In case the abundance of leftist leaders in the region, the increase in visits by Russians and the increasing economic interest and relationships being built by the Chinese government aren’t sufficient clues, Russian Deputy Prime Minister Igor Sechin put it in laymen’s terms the other day. Following a visit to Venezuela, Nicaragua and Cuba, Sechin said that “… it would be wrong to talk about one nation having exclusive rights to this zone.”

Chavez, never one to slovenly chase after the affections of leading communist figures such as Fidel Castro or Vladimir Putin, echoed Sechin’s comments, adding that “… not only Venezuela, but all of Latin America needs friends like Russia.” What a load of crap. He’s heading over to Moscow soon for yet another visit, during which he and newly installed President Dmitri Medvedev, bearing an odd resemblance to Charlie McCarthy, will discuss the exchange of friendship rings while sitting naked in a tub full of light sweet crude.

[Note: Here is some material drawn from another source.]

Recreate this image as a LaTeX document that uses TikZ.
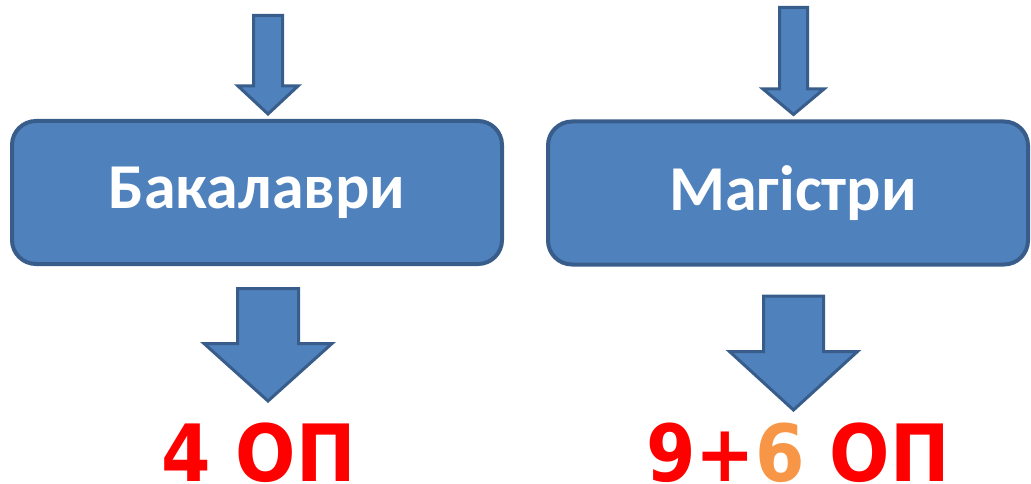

So here comes the Russian fleet. Behind the scenes the Chinese authorities are pushing for expanded trade deals. In the region the remaining right-leaning countries find themselves outnumbered and too often ignored by the U.S.

It’s not too late to address the situation, but it will take a major shift in our foreign policy efforts. Given everything else on our plate right now, the best we might be able to muster in the short term is to pay a little more attention. That wouldn’t be bad for a start.

At the end of the day, it’s like any long-distance friendship: It takes work to ensure the bonds remain strong. Otherwise you’re in danger of drifting apart and finding yourself replaced by somebody new.